A new study has found that birth control pills are not only good at fighting off unwanted pregnancies, but also endometrial cancer.
Contraception pills first revolutionized the world back in the 1960s, when they gave women an immense amount of control over their own reproductive capabilities. To this day it remains one of the most effective and most widely used methods of preventing unwanted pregnancies. Its formula may have changed over the years, but its efficiency did not.
And now, a new study suggests that contraception pills are about to revolutionize the world once again as a team of British researchers from the University of Oxford has shown that women who take birth control pills benefit for long-term protection against endometrial cancer, even if they only take the pills for just a few years.
What’s more, the longer women take birth control pills, the more their risk of developing endometrial cancer diminishes. The benefits are also long-lasting as the study concluded that women who took the pill back in the 1960s still have the same cancer rate reduction as women who only recently started taking the pill.
Lead researcher Valerie Beral and her team have estimated that these products have kept about 400.000 women in wealthy nations from developing endometrial cancer over the last 50 years. Roughly half of these potential cases were just between the years of 2005 and 2014.
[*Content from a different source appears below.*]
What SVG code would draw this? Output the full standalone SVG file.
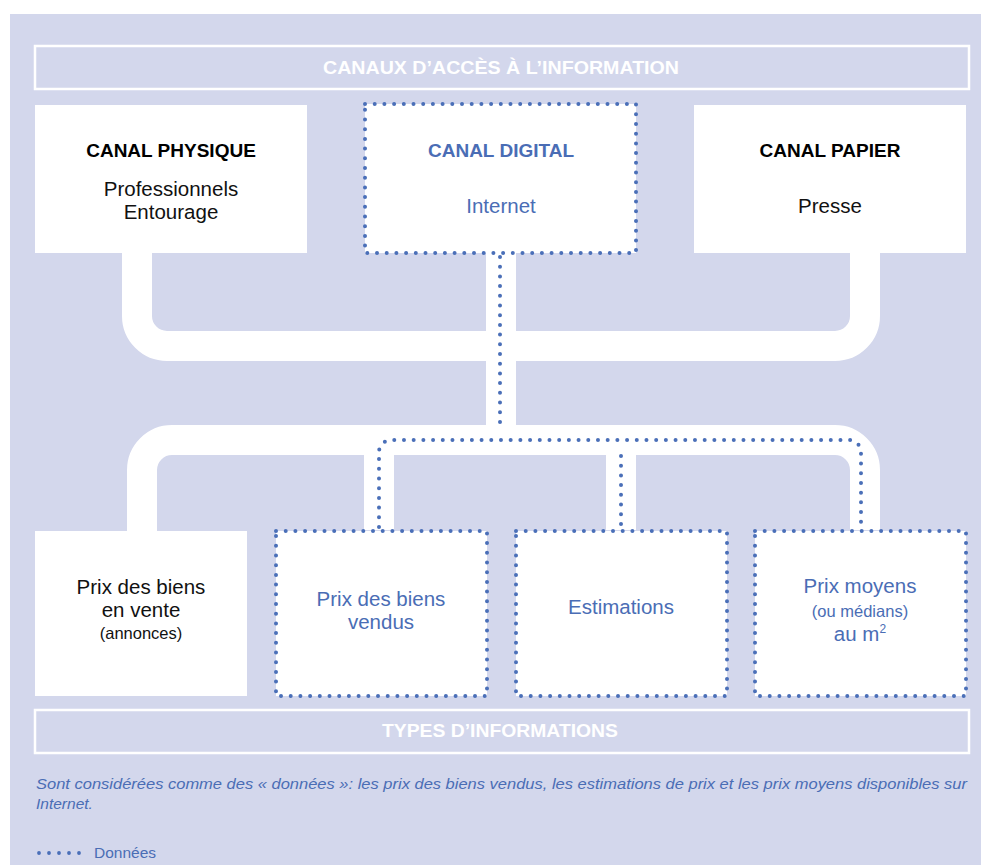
<svg xmlns="http://www.w3.org/2000/svg" width="981" height="865" viewBox="0 0 981 865">
<style>
.t{font-family:"Liberation Sans",Arial,sans-serif;text-anchor:middle}
.hdr{font-size:18px;font-weight:700;fill:#ffffff}
.ttl{font-size:19px;font-weight:700;fill:#000000}
.ttlb{font-size:19px;font-weight:700;fill:#4a6db5}
.bd{font-size:20.5px;fill:#111111}
.bb{font-size:20.5px;fill:#4a6db5}
.sm{font-size:16.5px;fill:#111111}
.smb{font-size:16.5px;fill:#4a6db5}
.box{fill:#ffffff}
.dbox{fill:#ffffff;stroke:#4a6fb8;stroke-width:4;stroke-dasharray:0 9.7;stroke-linecap:round}
.band{fill:none;stroke:#ffffff;stroke-width:30}
.dot{fill:none;stroke:#4a6fb8;stroke-width:4;stroke-dasharray:0 9.7;stroke-linecap:round}
.frame{fill:none;stroke:#ffffff;stroke-width:2.5}
.note{font-family:"Liberation Sans",Arial,sans-serif;font-size:15.5px;font-style:italic;fill:#4a6db5}
</style>
<rect x="0" y="0" width="981" height="865" fill="#ffffff"/>
<rect x="10" y="14" width="971" height="851" fill="#d3d7ec"/>

<g id="header-canaux">
<rect class="frame" x="35" y="46" width="934" height="43"/>
<text class="t hdr" x="501" y="74" textLength="356" lengthAdjust="spacingAndGlyphs">CANAUX D’ACCÈS À L’INFORMATION</text>
</g>

<g id="connectors">
<path class="band" d="M137,253 V316 A30,30 0 0 0 167,346 H835 A30,30 0 0 0 865,316 V253"/>
<path class="band" d="M501,253 V440"/>
<path class="band" d="M142,531 V470 A30,30 0 0 1 172,440 H835 A30,30 0 0 1 865,470 V530"/>
<path class="band" d="M379,440 V530"/>
<path class="band" d="M621,440 V530"/>
<path class="dot" d="M500,257 V430"/>
<path class="dot" d="M379,527 V452 A12,12 0 0 1 391,440 H849 A12,12 0 0 1 861,452 V527"/>
<path class="dot" d="M621,456 V527"/>
</g>

<g id="canal-physique">
<rect class="box" x="35" y="105" width="272" height="148"/>
<text class="t ttl" x="171" y="157">CANAL PHYSIQUE</text>
<text class="t bd" x="171" y="196">Professionnels</text>
<text class="t bd" x="171" y="219">Entourage</text>
</g>

<g id="canal-digital">
<rect class="dbox" x="365" y="104" width="271" height="149"/>
<text class="t ttlb" x="501" y="157">CANAL DIGITAL</text>
<text class="t bb" x="501" y="213" font-size="21.5">Internet</text>
</g>

<g id="canal-papier">
<rect class="box" x="694" y="105" width="272" height="148"/>
<text class="t ttl" x="830" y="157">CANAL PAPIER</text>
<text class="t bd" x="830" y="213">Presse</text>
</g>

<g id="prix-vente">
<rect class="box" x="35" y="531" width="212" height="165"/>
<text class="t bd" x="141" y="594">Prix des biens</text>
<text class="t bd" x="141" y="617">en vente</text>
<text class="t sm" x="141" y="639">(annonces)</text>
</g>

<g id="prix-vendus">
<rect class="dbox" x="276" y="531" width="211" height="165"/>
<text class="t bb" x="381" y="606">Prix des biens</text>
<text class="t bb" x="381" y="629">vendus</text>
</g>

<g id="estimations">
<rect class="dbox" x="516" y="531" width="211" height="165"/>
<text class="t bb" x="621" y="614" font-size="21.5">Estimations</text>
</g>

<g id="prix-moyens">
<rect class="dbox" x="755" y="531" width="211" height="165"/>
<text class="t bb" x="860" y="593">Prix moyens</text>
<text class="t smb" x="860" y="617">(ou médians)</text>
<text class="t bb" x="860" y="641">au m<tspan font-size="12" dy="-8">2</tspan></text>
</g>

<g id="header-types">
<rect class="frame" x="35" y="710" width="934" height="43"/>
<text class="t hdr" x="500" y="737" textLength="236" lengthAdjust="spacingAndGlyphs">TYPES D’INFORMATIONS</text>
</g>

<g id="note">
<text class="note" x="36" y="789" textLength="931" lengthAdjust="spacingAndGlyphs">Sont considérées comme des « données »: les prix des biens vendus, les estimations de prix et les prix moyens disponibles sur</text>
<text class="note" x="36" y="809">Internet.</text>
</g>

<g id="legend">
<path d="M39,853 H80" fill="none" stroke="#4a6fb8" stroke-width="3.8" stroke-dasharray="0 10" stroke-linecap="round"/>
<text font-family="Liberation Sans, Arial, sans-serif" font-size="15.5" fill="#4a6db5" x="94" y="858">Données</text>
</g>
</svg>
Beral gave a statement explaining that “The strong protective effect of oral contraceptives against endometrial cancer — which persists for decades after stopping the pill — means that women who use it when they are in their 20s or even younger continue to benefit into their 50s and older, when cancer becomes more common”.
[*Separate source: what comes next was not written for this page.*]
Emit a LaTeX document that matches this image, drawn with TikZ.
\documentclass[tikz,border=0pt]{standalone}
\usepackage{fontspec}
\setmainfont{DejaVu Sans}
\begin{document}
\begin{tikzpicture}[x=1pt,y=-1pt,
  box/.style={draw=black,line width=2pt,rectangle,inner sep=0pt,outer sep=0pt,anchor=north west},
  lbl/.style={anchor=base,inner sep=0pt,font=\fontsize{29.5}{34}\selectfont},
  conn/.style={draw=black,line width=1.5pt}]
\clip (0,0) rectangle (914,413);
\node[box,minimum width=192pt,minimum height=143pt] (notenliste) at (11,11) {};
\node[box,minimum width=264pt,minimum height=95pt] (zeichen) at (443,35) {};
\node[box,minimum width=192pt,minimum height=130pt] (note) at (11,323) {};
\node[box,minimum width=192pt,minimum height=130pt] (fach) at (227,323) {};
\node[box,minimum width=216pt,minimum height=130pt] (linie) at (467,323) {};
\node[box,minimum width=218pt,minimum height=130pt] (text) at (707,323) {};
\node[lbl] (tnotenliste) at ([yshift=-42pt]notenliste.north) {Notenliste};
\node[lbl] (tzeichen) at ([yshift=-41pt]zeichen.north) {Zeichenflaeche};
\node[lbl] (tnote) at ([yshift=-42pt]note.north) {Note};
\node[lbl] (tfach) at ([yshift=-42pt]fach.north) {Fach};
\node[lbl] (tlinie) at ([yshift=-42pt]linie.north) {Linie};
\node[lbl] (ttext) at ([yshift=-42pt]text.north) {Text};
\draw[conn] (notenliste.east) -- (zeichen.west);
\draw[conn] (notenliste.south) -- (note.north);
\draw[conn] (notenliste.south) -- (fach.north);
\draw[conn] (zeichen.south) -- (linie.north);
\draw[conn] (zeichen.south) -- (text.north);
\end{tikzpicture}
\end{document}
For their study, the researchers looked at 36 previously conducted studies, with a total number of subjects with endometrial cancer passing 27.200, and a control group of more than 115.700 women without endometrial cancer. It took the researchers ten (10) years to collect and examine data from all of these women.
What they found was that taking birth control pills for five (5) years straight cuts a woman’s chances of developing endometrial cancer by almost one quarter. If she continues to take these pills for another five (5) years, her chances of developing the disease will be cut by yet another quarter, and so on.
Beral pointed out that previous studies have demonstrated that birth control pills also protect against ovarian cancer. What’s ironic about all of this is that people initially used to worry that the pill may actually cause cancer.
The protective capabilities of birth control pills remained unchanged even after the team took into account factors such as a woman’s reproductive history, body fat, alcohol use, tobacco use, and ethnicity.
An interesting fact is that the levels of estrogen found in birth control pills changed from the 1960s to the 1980s. Back in the 1960s, the pills had more than twice the amount of estrogen they had in the 1980s. Yet, the levels of estrogen found in today’s birth control pills are still high enough that they manage to reduce a woman’s risk of developing endometrial cancer.
The study was published earlier this week, on Tuesday (August 4, 2015), in the journal The Lancet Oncology.